I'm not sure we have enough context to really understand what Ryle meant...

By "reject the bible" what does he mean? Just not taking the bible as literal fact? Being a non-christian? Being non-religious? Being an atheist?

What is a "sin"?

The Bible is a book that exposes it's readers. To ascertain a person's true character and habits just ask them to read a chapter, and then ask them what they got out of it.

This quote is a little simpler... it's asserting that reading any single chapter in the bible can tell you about a person's true character. So it's saying the bible is like one of those ink-blot tests used in psychiatry.

Nothing I have every done or thought has been a sin therefore I'm PURE.

I'm pretty sure MANY people rejected the bible because they could not understand it.

Missionaries travelling to foreign lands to convert the heathens ran into this rejection over and over again.

Others rejected it because they DID understand it, and saw that it was a stupid bronze age attempt at guidance, including how to have slaves, etc....and rejected it as immoral.

As to a man's "character" based upon what he got from reading a chapter...there is no chart or algorithm to compare what "character" a man has to what he gets from reading nonsense...and no way to objectively determine this....so, there's no value in the process.

So, essentially, none of the quote is an accurate description of reality, being almost entirely wrong, with no correct parts, and, the neutral parts are too vague/meaningless to be applied.

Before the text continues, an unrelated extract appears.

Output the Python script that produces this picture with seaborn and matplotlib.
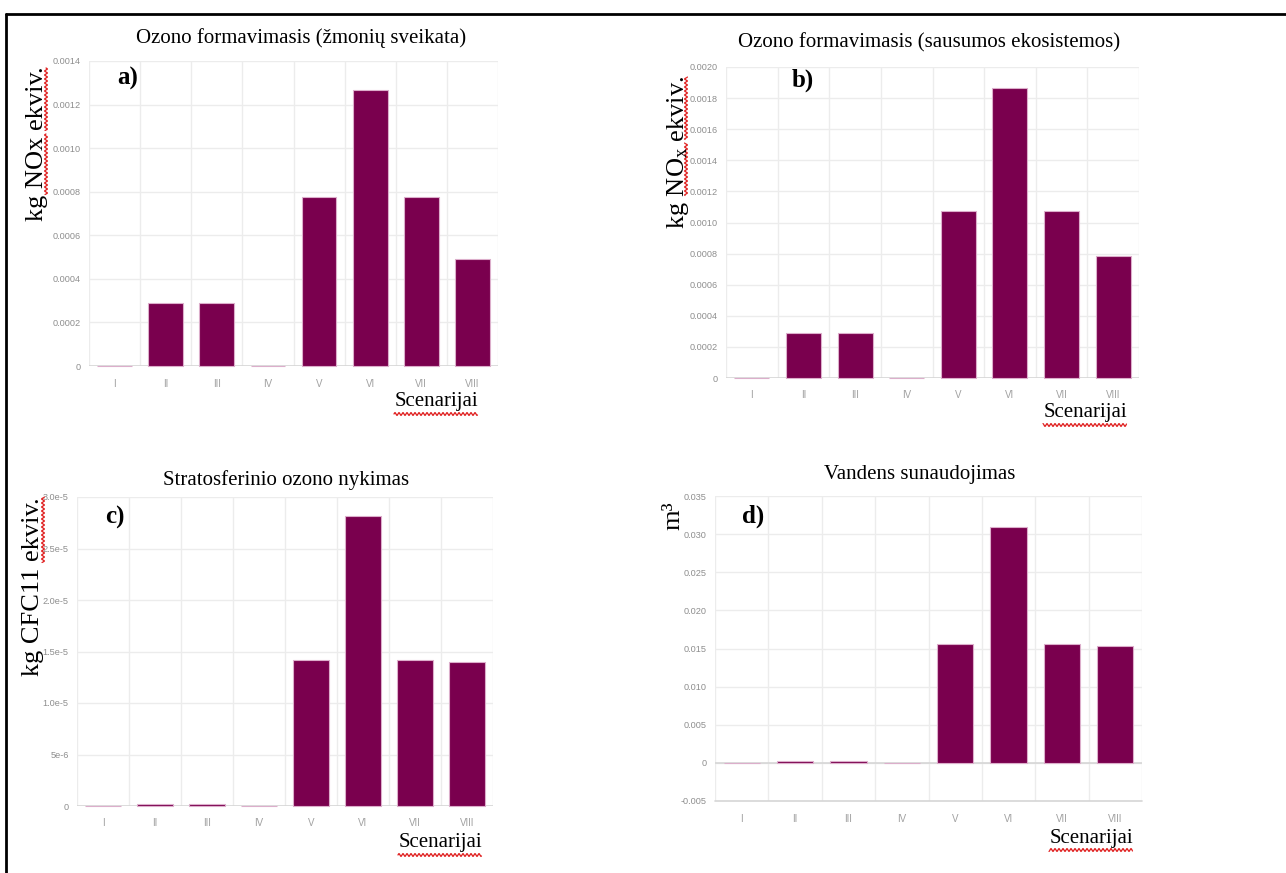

It might as well say something like:

“Be very sure of this,-people never reject chocolate ice cream because they cannot taste it. They taste it only too well; they understand that it tastes like a unicorn; they understand that it witnesses against vanilla, and summons them to the freezer.” ― J.C, Really?

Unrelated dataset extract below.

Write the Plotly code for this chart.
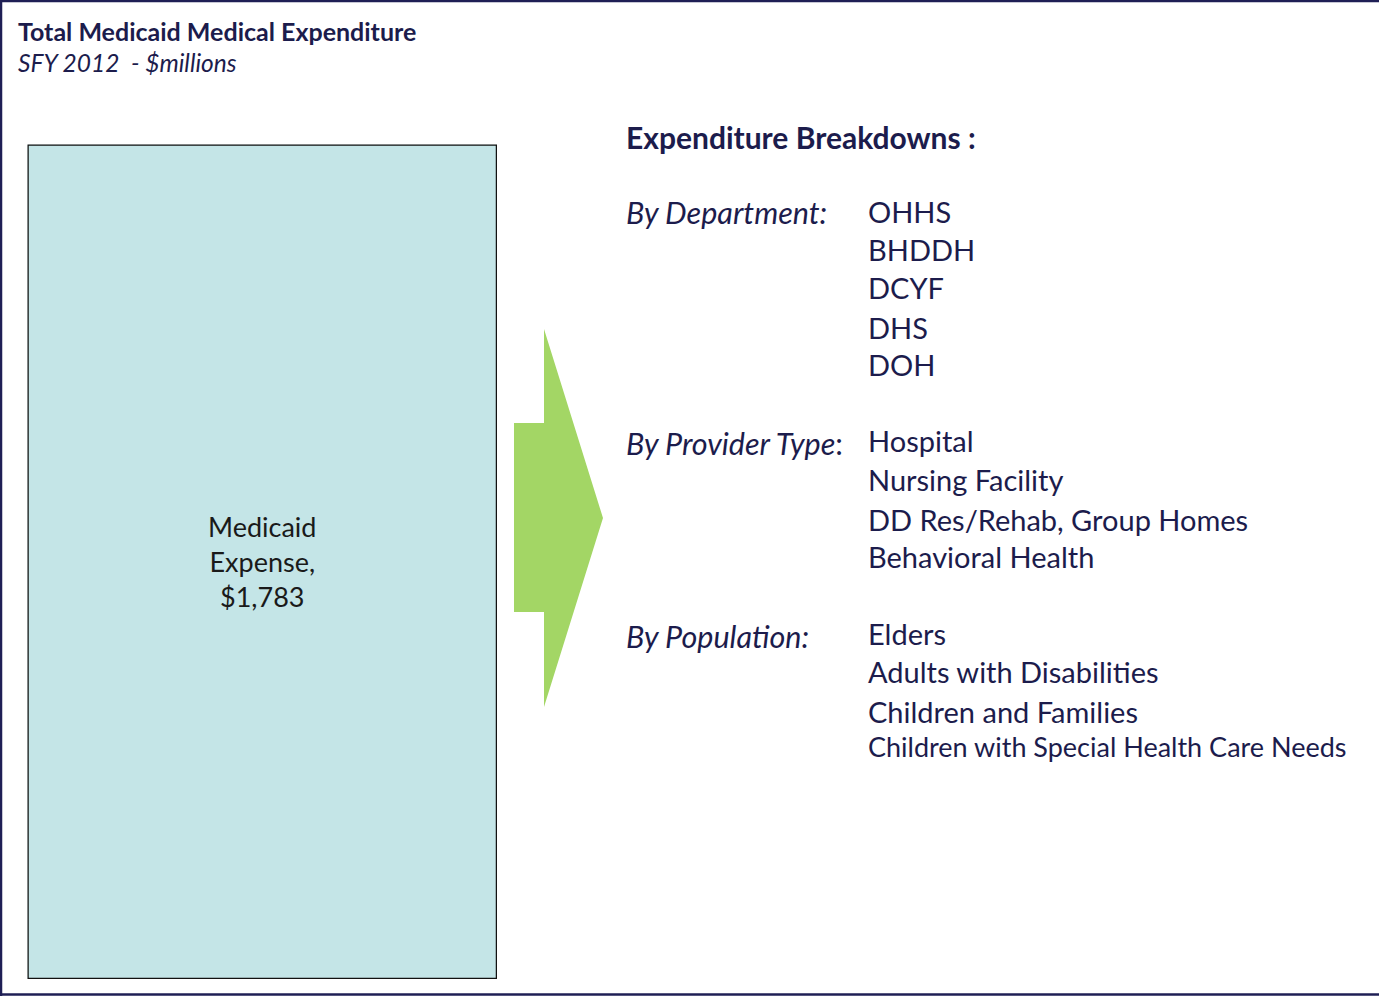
import plotly.graph_objects as go

W, H = 1379, 996

# ---- data ----
categories = ["Medicaid Expense"]
values = [1783]
title_text = "Total Medicaid Medical Expenditure"
subtitle_text = "SFY 2012  - $millions"
breakdown_heading = "Expenditure Breakdowns"
group_labels = ["By Department:", "By Provider Type", "By Population:"]
dept_items = ["OHHS", "BHDDH", "DCYF", "DHS", "DOH"]
provider_items = ["Hospital", "Nursing Facility", "DD Res/Rehab, Group Homes", "Behavioral Health"]
population_items = ["Elders", "Adults with Disabilities", "Children and Families",
                    "Children with Special Health Care Needs"]

NAVY = "#1C1C4C"
FONT = "Lato"

def px(x):
    return x / W

def py(y):
    return 1 - y / H

fig = go.Figure()
fig.add_trace(go.Bar(
    x=[0], y=values, width=1,
    marker=dict(color="#C4E5E7", line=dict(color="#111111", width=2.5)),
    text=[f"Medicaid<br>Expense,<br>${values[0]:,}"],
    textposition="inside", insidetextanchor="middle",
    textfont=dict(family=FONT, size=27, color="#1a1a1a"),
    hoverinfo="skip",
))

fig.update_layout(
    width=W, height=H,
    margin=dict(l=0, r=0, t=0, b=0),
    paper_bgcolor="white", plot_bgcolor="rgba(0,0,0,0)",
    showlegend=False,
    xaxis=dict(domain=[px(27.5), px(497)], range=[-0.5, 0.5], visible=False, fixedrange=True),
    yaxis=dict(domain=[py(979), py(144.5)], range=[0, values[0]], visible=False, fixedrange=True),
)

shapes = []
# outer frame (top, left, bottom)
for (x0, y0, x1, y1) in [(0, 1, W, 1), (1, 0, 1, H), (0, 994.5, W, 994.5)]:
    shapes.append(dict(type="line", xref="paper", yref="paper",
                       x0=px(x0), y0=py(y0), x1=px(x1), y1=py(y1),
                       line=dict(color="#1F1F55", width=2.5)))
# arrow
pts = [(514, 423), (544, 423), (544, 329), (603, 518), (544, 707), (544, 612), (514, 612)]
path = "M " + " L ".join(f"{px(x):.5f},{py(y):.5f}" for x, y in pts) + " Z"
shapes.append(dict(type="path", xref="paper", yref="paper", path=path,
                   fillcolor="#A3D665", line=dict(width=0)))
fig.update_layout(shapes=shapes)

ann = []
def text(s, x, y, size, bold=False, italic=False, color=NAVY):
    if bold:
        s = f"<b>{s}</b>"
    if italic:
        s = f"<i>{s}</i>"
    ann.append(dict(text=s, x=px(x), y=py(y), xref="paper", yref="paper",
                    xanchor="left", yanchor="middle", showarrow=False,
                    font=dict(family=FONT, size=size, color=color)))

text(title_text, 16, 31, 25, bold=True)
text(subtitle_text, 16, 62, 24.5, italic=True)
text(breakdown_heading + " :", 624, 137, 30, bold=True)

text(group_labels[0], 624, 212, 30.5, italic=True)
text("<i>" + group_labels[1] + "</i>:", 624, 443, 30.5)
text(group_labels[2], 624, 636, 30.5, italic=True)

dept_y = [212, 249, 287, 327, 364]
prov_y = [441, 479, 519, 556]
pop_y = [633, 671, 711, 746]
for s, y in zip(dept_items, dept_y):
    text(s, 866, y, 29)
for s, y in zip(provider_items, prov_y):
    text(s, 866, y, 29)
for i, (s, y) in enumerate(zip(population_items, pop_y)):
    text(s, 866, y, 29 if i < 3 else 27)

fig.update_layout(annotations=ann)
fig.write_html("out.html", config={"displayModeBar": False},
               post_script="document.body.style.margin='0';document.body.style.overflow='hidden';")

For a second here I wouldn't believe that Ryle would have said something like that. But I confused J.C. Ryle with Gilbert Ryle (both guilty of writing some rather bad philosophy...with some moments of genius) ... though clearly J.C. Ryle wins a prize for terrible horrible aweful arguments.

“Be very sure of this,-people never reject the Bible because they cannot understand it. They understand it only too well;

On this I couldn't agree more. 

they understand that it condemns their own behavior; they understand that it witnesses against their own sins, and summons them to judgment


This is where he went wrong. I assume that people who read the bible and reject it...do so because so many of its passages and laws are so immoral and oscene...they cannot be taken seriously but instead used as a guide for how not to form a theory of morality.

The Bible is a book that exposes it's readers. To ascertain a person's true character and habits just ask them to read a chapter, and then ask them what they got out of it.

Yes...and if anyone reads it with a critical mind they will find an enormous work of literature with a character in the middle who is presented as a pinnacle of greatness (God) but then does just about everything possible to demonstrate that he is not. It almost sounds post-modern...if it weren't written so many centuries ago in a time where a plough was considering a trending marvel of technology and when doing anything people found slightly suspicious or against the grain had you accused as a witch/devil/demon followed by a chase of torches and pitchforks.

I think he's saying that people reject the Bible because

they understand that it condemns their own behavior; they understand that it witnesses against their own sins, and summons them to judgment.

And

To ascertain a person's true character and habits just ask them to read a chapter, and then ask them what they got out of it.

I agree that people find whatever they're looking for when they read the Bible or Qu'ran. 

I'd like to see the empirical evidence to back this up.